- Data lines -
....
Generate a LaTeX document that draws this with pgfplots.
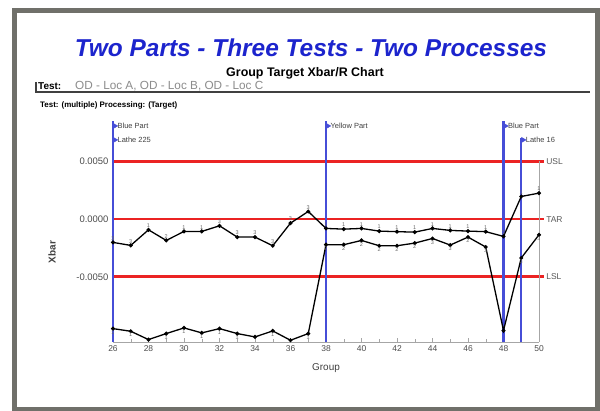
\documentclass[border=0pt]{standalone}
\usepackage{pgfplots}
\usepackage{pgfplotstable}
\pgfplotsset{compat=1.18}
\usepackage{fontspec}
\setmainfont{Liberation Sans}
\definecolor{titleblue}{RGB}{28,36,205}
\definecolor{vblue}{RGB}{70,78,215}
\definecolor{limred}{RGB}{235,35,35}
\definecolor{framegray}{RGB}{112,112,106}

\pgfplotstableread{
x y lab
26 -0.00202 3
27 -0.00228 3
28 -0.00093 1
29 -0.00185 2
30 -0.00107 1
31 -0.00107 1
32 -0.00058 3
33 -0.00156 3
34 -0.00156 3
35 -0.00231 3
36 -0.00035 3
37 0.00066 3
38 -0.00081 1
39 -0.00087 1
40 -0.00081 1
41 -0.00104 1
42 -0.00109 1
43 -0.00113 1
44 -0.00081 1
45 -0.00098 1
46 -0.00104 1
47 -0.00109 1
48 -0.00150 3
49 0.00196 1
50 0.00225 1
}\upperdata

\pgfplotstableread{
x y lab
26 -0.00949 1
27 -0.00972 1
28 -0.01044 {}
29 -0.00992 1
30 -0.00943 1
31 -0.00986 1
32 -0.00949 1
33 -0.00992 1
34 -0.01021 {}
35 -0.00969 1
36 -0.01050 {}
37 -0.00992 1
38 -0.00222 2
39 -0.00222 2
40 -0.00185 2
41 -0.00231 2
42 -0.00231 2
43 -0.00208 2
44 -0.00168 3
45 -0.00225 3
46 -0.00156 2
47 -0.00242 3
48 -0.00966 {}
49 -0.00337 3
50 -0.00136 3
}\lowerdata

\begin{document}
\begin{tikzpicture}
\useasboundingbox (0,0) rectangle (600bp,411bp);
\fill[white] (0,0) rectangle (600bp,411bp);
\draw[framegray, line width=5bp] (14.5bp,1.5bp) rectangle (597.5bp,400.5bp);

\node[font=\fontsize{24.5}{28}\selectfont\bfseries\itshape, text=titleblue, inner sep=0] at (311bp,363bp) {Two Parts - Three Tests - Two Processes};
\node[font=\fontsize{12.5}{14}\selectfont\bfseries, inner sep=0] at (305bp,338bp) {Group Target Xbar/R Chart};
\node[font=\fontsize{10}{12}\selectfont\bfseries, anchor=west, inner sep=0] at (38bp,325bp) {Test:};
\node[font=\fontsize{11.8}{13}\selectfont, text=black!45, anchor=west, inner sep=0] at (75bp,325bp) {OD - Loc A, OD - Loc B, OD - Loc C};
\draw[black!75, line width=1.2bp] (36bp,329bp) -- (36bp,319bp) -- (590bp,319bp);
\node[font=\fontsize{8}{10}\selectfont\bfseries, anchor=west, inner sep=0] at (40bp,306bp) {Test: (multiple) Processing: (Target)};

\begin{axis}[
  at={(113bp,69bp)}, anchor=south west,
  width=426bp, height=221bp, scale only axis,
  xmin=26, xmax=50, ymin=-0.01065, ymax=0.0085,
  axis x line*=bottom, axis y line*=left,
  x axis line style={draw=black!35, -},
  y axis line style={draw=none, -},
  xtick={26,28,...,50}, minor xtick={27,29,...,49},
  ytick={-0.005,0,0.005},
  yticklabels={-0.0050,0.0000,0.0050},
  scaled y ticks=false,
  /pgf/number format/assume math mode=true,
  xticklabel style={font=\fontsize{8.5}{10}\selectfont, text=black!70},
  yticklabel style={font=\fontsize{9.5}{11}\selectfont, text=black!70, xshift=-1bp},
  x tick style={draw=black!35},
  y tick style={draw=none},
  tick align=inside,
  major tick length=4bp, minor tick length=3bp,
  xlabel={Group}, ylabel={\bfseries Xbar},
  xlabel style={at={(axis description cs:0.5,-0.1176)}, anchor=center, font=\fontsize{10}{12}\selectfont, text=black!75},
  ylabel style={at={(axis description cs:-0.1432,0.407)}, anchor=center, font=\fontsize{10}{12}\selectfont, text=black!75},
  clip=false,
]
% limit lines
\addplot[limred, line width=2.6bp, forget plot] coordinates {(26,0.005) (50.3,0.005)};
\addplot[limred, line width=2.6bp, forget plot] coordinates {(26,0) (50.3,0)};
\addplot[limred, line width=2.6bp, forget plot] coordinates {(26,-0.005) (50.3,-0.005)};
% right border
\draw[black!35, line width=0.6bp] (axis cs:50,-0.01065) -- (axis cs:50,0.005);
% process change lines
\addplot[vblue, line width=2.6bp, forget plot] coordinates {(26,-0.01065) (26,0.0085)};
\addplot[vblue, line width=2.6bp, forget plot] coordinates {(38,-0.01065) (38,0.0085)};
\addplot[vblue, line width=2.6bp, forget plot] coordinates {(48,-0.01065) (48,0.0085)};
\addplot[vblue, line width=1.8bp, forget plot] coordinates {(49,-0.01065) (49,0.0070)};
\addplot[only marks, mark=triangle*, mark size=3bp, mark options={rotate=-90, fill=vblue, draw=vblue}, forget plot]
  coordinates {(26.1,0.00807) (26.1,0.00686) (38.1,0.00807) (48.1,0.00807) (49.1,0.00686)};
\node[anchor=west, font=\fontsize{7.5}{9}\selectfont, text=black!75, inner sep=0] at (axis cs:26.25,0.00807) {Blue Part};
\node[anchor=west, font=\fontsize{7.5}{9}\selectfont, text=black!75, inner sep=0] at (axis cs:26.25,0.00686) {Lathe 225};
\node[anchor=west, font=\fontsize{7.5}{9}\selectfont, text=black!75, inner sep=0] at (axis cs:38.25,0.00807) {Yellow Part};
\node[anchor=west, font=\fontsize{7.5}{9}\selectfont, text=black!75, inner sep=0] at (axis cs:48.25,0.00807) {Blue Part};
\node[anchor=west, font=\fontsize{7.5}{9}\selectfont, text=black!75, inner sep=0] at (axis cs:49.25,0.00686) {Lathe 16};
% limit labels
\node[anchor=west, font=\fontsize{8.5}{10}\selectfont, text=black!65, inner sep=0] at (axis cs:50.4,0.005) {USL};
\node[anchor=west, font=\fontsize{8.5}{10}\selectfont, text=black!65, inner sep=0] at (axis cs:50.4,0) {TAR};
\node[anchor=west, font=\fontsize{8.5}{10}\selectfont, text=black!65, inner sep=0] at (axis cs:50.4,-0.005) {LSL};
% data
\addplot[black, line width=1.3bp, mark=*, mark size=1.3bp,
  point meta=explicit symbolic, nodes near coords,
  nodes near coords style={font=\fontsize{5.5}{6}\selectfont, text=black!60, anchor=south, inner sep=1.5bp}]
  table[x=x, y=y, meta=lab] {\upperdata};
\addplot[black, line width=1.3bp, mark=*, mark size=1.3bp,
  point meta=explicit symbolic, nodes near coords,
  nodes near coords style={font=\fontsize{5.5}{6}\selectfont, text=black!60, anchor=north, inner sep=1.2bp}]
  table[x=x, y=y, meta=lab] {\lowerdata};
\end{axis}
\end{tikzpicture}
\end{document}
....
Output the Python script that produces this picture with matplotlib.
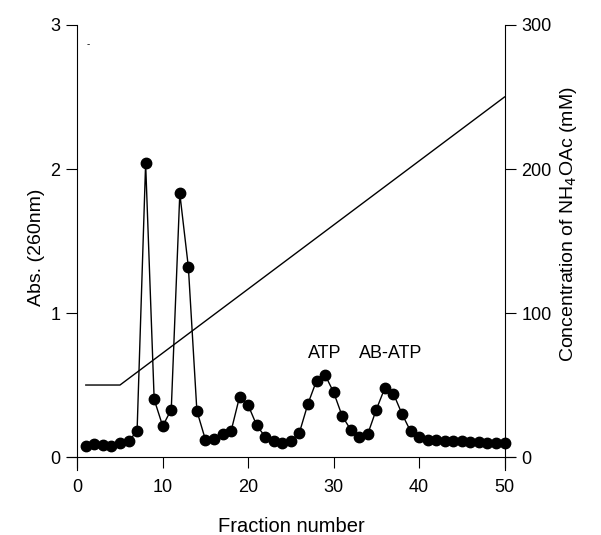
....
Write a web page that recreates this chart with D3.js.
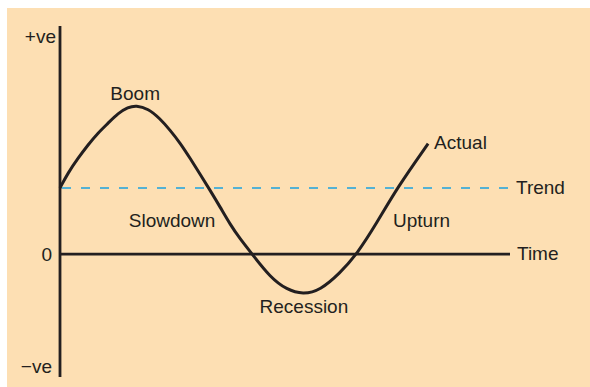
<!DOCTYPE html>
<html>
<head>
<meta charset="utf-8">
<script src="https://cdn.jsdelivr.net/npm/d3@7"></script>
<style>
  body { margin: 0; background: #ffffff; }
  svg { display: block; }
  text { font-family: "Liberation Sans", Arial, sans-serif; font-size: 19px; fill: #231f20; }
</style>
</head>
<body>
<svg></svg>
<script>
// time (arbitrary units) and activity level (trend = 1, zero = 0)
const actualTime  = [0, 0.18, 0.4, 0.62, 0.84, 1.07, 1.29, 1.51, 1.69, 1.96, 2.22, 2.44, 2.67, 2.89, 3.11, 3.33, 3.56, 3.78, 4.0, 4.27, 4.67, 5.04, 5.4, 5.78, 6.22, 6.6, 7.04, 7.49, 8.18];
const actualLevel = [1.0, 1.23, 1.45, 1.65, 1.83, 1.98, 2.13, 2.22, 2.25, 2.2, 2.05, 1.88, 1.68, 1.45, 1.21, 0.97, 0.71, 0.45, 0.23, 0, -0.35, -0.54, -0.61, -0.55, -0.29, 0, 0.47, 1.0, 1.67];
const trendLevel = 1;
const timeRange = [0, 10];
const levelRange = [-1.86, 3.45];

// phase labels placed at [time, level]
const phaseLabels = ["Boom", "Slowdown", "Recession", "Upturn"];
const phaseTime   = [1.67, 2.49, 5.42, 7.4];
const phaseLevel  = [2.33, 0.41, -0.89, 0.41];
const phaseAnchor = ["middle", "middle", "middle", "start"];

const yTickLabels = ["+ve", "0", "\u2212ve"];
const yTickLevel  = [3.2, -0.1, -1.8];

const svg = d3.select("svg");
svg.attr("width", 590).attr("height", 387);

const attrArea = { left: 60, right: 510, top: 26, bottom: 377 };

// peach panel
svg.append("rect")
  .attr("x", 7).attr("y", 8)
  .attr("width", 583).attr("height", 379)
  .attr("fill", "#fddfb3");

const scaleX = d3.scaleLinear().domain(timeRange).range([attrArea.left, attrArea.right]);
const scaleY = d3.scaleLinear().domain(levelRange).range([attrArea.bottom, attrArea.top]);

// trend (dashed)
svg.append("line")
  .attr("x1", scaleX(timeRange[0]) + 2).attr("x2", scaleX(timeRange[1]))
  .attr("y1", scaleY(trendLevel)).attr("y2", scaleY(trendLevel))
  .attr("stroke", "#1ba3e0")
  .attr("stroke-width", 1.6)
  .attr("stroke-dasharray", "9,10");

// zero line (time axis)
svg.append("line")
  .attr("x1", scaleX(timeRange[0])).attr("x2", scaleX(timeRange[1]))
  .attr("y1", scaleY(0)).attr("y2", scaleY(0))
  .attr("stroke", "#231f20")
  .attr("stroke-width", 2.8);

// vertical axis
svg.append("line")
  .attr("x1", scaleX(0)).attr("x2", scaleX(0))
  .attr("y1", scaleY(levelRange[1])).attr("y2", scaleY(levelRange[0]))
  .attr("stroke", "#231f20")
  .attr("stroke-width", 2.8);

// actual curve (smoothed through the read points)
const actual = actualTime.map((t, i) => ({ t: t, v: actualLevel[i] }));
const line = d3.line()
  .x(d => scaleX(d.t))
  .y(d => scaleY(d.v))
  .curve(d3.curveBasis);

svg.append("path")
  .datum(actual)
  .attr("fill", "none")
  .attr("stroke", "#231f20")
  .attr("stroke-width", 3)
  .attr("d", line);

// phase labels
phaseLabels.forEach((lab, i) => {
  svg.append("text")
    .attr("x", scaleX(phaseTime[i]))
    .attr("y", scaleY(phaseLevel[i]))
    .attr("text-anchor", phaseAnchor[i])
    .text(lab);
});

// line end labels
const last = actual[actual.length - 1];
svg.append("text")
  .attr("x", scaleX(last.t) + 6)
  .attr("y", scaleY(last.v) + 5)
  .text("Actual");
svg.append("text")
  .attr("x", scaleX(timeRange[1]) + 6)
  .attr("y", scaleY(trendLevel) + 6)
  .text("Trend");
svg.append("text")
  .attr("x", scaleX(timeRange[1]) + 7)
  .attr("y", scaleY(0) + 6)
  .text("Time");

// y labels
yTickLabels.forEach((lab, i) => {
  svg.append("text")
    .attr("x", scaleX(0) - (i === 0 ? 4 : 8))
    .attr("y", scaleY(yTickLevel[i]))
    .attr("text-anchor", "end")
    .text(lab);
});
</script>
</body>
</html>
....
Among the entries above, take the lines from the one with "Generate a LaTeX" through the one with "(14.5bp,1.5bp) rectangle (597.5bp,400.5bp);" and retype them exactly, leaving out the pictures.

Generate a LaTeX document that draws this with pgfplots.
\documentclass[border=0pt]{standalone}
\usepackage{pgfplots}
\usepackage{pgfplotstable}
\pgfplotsset{compat=1.18}
\usepackage{fontspec}
\setmainfont{Liberation Sans}
\definecolor{titleblue}{RGB}{28,36,205}
\definecolor{vblue}{RGB}{70,78,215}
\definecolor{limred}{RGB}{235,35,35}
\definecolor{framegray}{RGB}{112,112,106}

\pgfplotstableread{
x y lab
26 -0.00202 3
27 -0.00228 3
28 -0.00093 1
29 -0.00185 2
30 -0.00107 1
31 -0.00107 1
32 -0.00058 3
33 -0.00156 3
34 -0.00156 3
35 -0.00231 3
36 -0.00035 3
37 0.00066 3
38 -0.00081 1
39 -0.00087 1
40 -0.00081 1
41 -0.00104 1
42 -0.00109 1
43 -0.00113 1
44 -0.00081 1
45 -0.00098 1
46 -0.00104 1
47 -0.00109 1
48 -0.00150 3
49 0.00196 1
50 0.00225 1
}\upperdata

\pgfplotstableread{
x y lab
26 -0.00949 1
27 -0.00972 1
28 -0.01044 {}
29 -0.00992 1
30 -0.00943 1
31 -0.00986 1
32 -0.00949 1
33 -0.00992 1
34 -0.01021 {}
35 -0.00969 1
36 -0.01050 {}
37 -0.00992 1
38 -0.00222 2
39 -0.00222 2
40 -0.00185 2
41 -0.00231 2
42 -0.00231 2
43 -0.00208 2
44 -0.00168 3
45 -0.00225 3
46 -0.00156 2
47 -0.00242 3
48 -0.00966 {}
49 -0.00337 3
50 -0.00136 3
}\lowerdata

\begin{document}
\begin{tikzpicture}
\useasboundingbox (0,0) rectangle (600bp,411bp);
\fill[white] (0,0) rectangle (600bp,411bp);
\draw[framegray, line width=5bp] (14.5bp,1.5bp) rectangle (597.5bp,400.5bp);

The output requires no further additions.